- [Problem]: Go through the records and copy each line where the word "this" occurs.
☆ ☆ ☆
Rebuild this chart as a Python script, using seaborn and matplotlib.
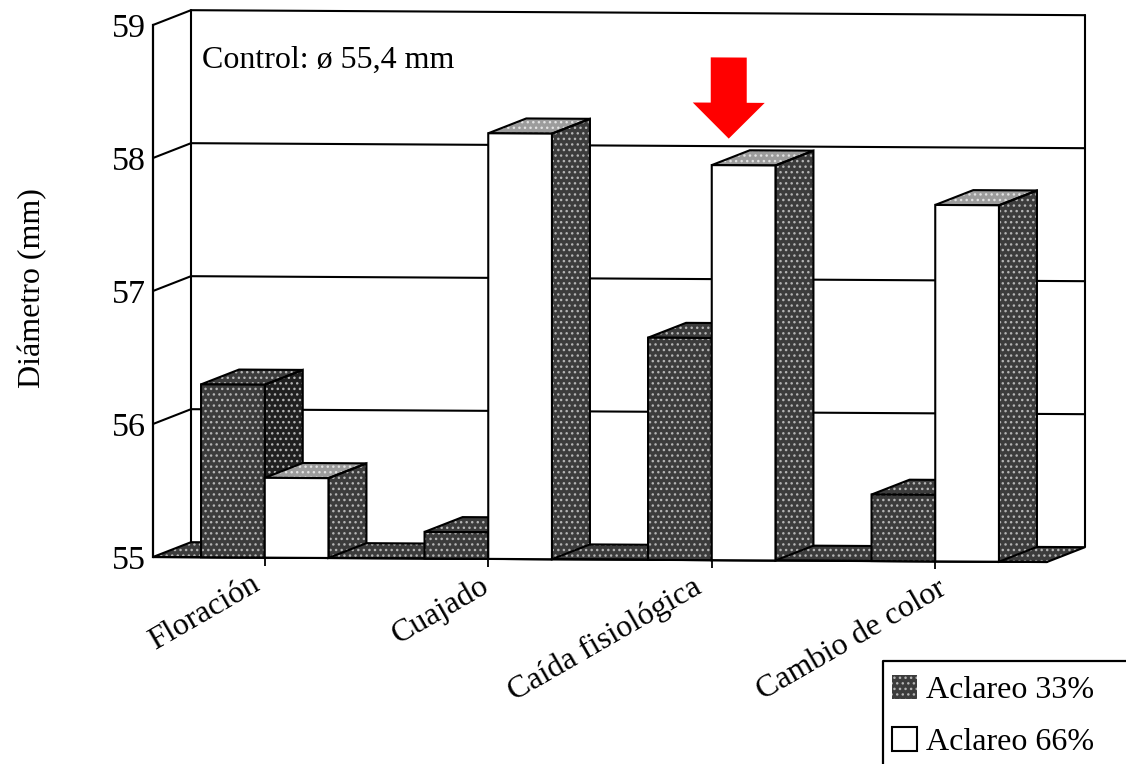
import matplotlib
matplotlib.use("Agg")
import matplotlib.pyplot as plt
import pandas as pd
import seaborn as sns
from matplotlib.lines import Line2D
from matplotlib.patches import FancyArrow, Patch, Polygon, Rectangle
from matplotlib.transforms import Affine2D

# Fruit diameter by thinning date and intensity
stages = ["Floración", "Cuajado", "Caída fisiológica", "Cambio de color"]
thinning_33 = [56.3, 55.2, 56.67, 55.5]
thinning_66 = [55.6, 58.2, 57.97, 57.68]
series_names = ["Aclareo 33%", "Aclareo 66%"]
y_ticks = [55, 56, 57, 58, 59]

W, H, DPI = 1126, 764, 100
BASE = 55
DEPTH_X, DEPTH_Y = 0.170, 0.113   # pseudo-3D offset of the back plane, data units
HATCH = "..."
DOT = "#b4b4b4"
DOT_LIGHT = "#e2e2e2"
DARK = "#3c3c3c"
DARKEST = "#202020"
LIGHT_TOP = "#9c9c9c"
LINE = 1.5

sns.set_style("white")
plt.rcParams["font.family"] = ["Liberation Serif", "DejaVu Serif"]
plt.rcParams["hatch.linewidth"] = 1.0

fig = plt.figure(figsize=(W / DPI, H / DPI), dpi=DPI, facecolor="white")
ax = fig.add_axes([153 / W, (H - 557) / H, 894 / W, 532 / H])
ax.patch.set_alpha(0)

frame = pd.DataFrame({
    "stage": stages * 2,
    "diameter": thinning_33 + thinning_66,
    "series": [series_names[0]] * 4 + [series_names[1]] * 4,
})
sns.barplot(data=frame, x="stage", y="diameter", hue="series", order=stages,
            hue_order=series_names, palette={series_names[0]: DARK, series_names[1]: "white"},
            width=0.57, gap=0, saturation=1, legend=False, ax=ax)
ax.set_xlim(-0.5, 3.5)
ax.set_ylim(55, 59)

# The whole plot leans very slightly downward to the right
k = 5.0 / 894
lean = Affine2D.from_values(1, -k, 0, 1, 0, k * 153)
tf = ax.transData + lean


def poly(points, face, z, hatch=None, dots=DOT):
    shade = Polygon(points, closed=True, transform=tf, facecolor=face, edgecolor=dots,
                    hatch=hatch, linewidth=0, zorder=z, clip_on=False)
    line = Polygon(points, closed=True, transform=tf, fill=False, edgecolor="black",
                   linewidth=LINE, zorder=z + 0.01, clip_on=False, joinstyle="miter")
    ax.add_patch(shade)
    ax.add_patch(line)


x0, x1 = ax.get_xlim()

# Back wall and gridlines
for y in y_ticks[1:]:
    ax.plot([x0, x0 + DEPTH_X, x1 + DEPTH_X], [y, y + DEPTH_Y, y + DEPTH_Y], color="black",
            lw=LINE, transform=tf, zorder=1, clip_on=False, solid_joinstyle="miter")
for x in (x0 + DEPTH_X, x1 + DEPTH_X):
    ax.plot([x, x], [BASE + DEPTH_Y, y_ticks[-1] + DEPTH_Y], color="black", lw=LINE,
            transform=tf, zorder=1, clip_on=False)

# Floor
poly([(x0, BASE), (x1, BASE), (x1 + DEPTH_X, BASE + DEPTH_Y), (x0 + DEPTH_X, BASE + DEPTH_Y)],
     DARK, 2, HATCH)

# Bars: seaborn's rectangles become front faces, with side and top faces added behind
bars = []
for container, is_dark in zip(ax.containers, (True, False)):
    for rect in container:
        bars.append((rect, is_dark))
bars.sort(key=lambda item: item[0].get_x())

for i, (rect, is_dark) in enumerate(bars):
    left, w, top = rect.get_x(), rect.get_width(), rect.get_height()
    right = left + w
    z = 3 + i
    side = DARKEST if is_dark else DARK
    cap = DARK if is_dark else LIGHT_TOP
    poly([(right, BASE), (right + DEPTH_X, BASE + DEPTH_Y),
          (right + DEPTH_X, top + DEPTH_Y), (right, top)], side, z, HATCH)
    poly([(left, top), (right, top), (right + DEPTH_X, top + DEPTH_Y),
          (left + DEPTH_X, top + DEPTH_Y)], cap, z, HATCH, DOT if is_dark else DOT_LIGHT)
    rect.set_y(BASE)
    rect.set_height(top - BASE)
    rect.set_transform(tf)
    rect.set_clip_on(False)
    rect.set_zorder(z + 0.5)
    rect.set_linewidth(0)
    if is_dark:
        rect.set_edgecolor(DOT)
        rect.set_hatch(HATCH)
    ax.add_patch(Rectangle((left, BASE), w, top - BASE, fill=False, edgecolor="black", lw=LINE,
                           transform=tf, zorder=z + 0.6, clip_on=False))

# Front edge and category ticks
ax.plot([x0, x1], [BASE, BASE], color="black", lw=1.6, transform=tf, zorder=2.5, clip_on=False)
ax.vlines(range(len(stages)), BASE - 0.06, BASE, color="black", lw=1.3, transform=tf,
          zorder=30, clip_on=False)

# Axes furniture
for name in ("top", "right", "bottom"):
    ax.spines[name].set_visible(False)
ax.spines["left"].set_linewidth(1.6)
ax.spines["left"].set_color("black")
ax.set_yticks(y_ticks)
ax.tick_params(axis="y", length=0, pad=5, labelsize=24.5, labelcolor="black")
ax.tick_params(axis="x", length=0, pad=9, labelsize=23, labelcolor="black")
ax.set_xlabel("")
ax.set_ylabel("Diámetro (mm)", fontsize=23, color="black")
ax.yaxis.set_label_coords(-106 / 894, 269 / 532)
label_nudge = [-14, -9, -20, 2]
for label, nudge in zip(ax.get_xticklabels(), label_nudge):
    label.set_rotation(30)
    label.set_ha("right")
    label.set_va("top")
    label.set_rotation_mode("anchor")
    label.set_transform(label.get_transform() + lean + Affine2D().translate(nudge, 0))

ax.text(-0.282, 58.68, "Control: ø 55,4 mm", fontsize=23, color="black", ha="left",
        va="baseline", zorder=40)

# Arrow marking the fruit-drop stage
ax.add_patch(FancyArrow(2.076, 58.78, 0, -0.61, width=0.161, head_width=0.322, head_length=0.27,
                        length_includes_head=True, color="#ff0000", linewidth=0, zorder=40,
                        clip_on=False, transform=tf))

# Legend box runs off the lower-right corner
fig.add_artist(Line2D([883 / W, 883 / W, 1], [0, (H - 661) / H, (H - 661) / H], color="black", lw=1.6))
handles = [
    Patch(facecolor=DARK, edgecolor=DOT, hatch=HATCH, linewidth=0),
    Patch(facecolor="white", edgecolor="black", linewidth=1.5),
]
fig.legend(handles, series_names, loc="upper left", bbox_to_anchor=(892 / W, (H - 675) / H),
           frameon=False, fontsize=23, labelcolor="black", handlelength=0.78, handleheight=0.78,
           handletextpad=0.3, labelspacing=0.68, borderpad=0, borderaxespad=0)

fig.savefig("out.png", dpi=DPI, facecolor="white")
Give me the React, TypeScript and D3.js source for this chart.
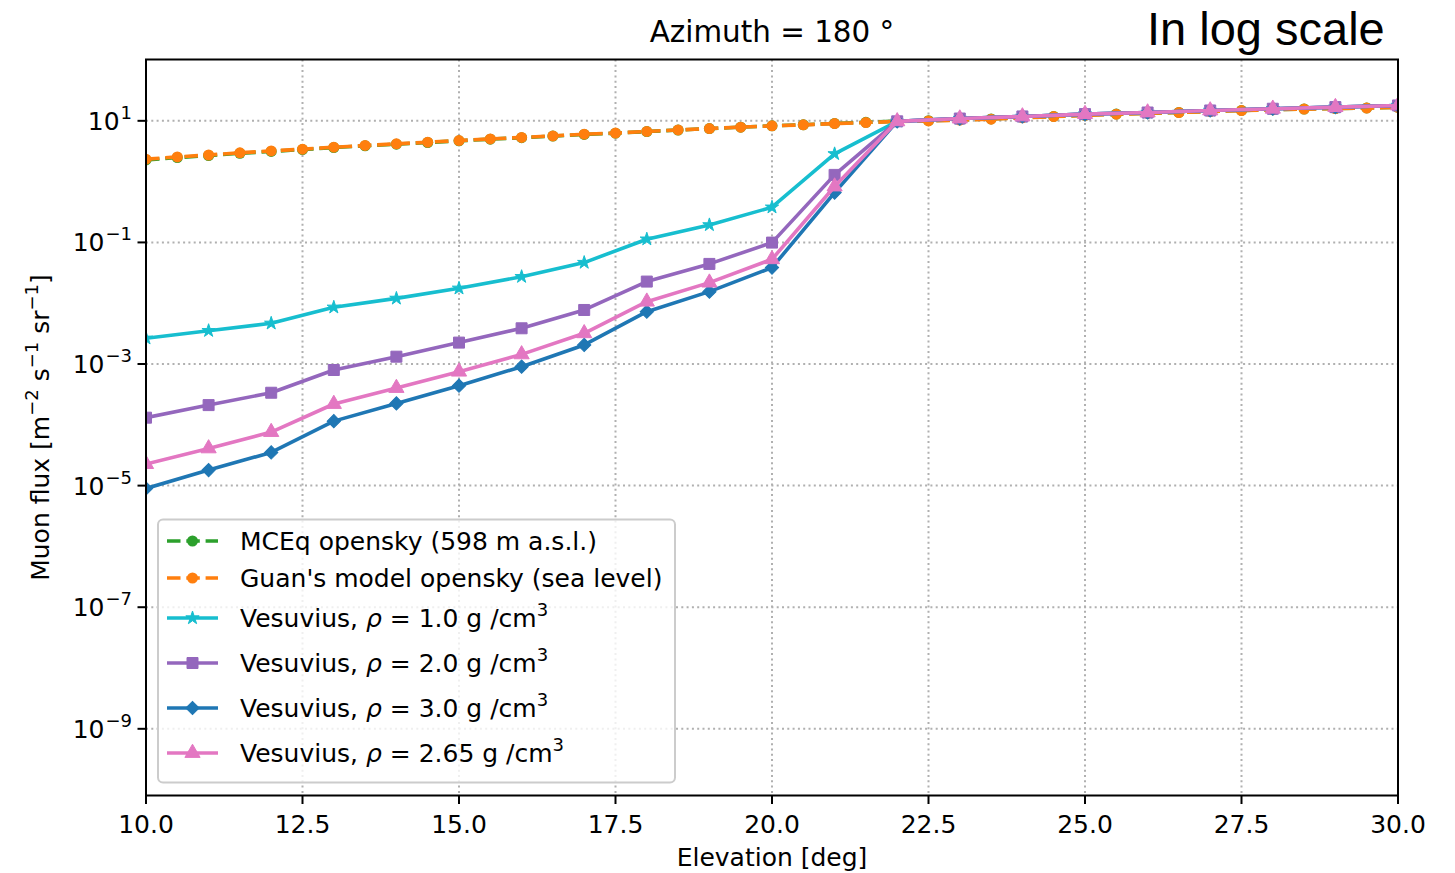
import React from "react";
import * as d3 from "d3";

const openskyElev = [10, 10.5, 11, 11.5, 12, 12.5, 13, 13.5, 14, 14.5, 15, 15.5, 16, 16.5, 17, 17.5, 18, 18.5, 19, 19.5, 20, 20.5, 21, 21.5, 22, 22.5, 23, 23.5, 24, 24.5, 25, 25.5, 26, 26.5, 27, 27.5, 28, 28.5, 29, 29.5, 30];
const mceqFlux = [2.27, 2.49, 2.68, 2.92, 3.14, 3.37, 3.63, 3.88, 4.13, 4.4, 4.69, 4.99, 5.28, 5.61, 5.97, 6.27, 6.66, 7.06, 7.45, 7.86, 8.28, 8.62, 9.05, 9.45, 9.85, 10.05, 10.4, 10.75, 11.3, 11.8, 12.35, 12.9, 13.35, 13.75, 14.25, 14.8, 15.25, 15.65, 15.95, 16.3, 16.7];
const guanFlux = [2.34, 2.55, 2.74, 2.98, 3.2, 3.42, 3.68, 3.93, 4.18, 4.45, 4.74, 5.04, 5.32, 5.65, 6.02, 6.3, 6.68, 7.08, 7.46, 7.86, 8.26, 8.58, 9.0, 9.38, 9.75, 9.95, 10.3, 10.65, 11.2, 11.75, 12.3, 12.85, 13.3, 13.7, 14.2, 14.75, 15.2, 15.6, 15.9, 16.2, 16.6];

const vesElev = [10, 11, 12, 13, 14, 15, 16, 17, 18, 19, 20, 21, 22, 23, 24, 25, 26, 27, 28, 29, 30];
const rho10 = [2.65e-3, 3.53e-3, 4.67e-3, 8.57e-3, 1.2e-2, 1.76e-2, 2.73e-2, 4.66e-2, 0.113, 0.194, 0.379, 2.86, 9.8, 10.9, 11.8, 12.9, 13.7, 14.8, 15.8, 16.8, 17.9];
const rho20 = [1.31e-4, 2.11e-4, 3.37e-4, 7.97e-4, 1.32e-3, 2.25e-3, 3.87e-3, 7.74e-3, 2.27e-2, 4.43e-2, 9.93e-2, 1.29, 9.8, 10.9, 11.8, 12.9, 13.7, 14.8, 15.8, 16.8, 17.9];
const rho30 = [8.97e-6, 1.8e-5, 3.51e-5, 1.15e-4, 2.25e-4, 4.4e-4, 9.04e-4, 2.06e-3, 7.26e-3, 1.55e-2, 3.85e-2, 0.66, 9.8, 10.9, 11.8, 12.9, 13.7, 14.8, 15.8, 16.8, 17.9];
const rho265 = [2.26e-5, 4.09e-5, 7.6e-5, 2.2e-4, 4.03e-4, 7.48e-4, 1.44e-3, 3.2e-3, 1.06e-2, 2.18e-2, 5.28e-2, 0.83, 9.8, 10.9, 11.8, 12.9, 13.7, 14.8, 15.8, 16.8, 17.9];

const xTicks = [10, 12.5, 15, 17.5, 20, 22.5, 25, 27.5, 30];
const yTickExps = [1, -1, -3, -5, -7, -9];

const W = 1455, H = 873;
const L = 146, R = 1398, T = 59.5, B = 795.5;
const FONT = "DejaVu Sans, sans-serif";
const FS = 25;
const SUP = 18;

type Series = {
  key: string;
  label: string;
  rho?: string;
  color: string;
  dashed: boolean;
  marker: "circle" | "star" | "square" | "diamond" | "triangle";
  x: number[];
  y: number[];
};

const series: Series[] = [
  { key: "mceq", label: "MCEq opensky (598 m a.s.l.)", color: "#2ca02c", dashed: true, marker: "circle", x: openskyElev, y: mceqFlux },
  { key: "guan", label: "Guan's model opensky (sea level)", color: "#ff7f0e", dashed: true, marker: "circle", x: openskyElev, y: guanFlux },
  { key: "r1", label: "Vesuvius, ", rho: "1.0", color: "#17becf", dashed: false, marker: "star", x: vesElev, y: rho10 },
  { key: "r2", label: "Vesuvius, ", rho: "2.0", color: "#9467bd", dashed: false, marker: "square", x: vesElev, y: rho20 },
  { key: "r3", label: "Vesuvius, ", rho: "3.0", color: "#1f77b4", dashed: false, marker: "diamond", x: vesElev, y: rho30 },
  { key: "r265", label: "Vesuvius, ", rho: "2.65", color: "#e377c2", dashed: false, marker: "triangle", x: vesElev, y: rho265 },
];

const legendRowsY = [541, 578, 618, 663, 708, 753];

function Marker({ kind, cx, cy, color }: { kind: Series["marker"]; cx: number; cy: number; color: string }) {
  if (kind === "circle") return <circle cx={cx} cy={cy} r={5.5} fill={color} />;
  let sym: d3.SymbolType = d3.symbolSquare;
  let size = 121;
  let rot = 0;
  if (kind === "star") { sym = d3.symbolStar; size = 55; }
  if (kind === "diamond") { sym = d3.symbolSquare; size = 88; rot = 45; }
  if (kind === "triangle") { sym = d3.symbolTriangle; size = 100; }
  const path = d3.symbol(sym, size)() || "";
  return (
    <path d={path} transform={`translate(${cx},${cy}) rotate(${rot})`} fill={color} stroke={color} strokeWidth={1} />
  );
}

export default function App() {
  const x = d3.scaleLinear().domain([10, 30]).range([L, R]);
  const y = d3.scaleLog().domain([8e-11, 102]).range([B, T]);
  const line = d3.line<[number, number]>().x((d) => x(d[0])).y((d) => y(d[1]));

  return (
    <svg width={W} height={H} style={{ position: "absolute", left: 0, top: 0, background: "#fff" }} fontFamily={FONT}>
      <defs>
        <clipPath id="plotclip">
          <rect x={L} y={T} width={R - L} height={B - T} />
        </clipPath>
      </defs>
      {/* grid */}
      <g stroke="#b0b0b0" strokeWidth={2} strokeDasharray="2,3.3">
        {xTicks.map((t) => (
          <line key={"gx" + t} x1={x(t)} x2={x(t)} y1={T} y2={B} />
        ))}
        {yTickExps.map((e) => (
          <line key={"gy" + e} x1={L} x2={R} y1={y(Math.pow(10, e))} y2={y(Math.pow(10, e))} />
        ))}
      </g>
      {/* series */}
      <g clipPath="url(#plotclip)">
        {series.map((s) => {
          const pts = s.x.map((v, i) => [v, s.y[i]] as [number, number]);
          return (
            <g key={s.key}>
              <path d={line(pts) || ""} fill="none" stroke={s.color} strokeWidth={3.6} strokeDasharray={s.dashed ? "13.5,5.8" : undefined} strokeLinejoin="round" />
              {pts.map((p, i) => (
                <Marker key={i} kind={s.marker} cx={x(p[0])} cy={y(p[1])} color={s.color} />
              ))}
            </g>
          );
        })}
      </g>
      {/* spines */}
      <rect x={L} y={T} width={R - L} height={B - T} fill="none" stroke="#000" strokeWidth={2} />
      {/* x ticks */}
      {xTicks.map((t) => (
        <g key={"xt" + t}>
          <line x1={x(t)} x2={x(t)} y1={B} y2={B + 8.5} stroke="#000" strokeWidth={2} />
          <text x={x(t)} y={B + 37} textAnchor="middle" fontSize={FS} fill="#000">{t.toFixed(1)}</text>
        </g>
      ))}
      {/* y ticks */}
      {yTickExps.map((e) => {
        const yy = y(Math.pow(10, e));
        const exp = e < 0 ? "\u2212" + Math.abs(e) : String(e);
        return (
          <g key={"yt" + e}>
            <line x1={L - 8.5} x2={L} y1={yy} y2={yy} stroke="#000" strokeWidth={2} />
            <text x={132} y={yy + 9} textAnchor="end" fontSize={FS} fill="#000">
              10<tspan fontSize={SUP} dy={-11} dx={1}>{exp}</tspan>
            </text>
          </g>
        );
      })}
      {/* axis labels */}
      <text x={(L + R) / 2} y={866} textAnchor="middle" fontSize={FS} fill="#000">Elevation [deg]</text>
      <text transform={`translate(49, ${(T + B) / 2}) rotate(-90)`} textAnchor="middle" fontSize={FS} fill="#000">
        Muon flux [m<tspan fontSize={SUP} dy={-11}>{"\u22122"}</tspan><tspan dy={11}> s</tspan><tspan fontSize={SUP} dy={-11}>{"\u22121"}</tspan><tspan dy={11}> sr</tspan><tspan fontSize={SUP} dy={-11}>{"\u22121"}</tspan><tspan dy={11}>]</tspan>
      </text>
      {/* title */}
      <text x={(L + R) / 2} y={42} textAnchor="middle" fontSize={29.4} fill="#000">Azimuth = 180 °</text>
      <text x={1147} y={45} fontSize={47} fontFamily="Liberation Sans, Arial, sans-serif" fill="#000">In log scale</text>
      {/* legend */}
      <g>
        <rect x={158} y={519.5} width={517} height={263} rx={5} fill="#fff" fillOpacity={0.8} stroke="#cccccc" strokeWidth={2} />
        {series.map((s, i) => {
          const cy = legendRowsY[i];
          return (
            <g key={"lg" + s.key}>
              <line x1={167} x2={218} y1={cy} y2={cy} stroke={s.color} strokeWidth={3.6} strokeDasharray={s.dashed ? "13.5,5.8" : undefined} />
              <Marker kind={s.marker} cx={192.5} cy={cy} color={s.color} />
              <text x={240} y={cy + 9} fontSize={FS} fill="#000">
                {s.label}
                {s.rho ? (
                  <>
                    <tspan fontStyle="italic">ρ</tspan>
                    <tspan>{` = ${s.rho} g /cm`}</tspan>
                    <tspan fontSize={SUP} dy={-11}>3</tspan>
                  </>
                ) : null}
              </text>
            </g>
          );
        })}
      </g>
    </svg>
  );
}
☆ ☆ ☆
- [Answer to the exercise]:
Rebuild this chart as a Python script, using seaborn and matplotlib.
Give me the React, TypeScript and D3.js source for this chart.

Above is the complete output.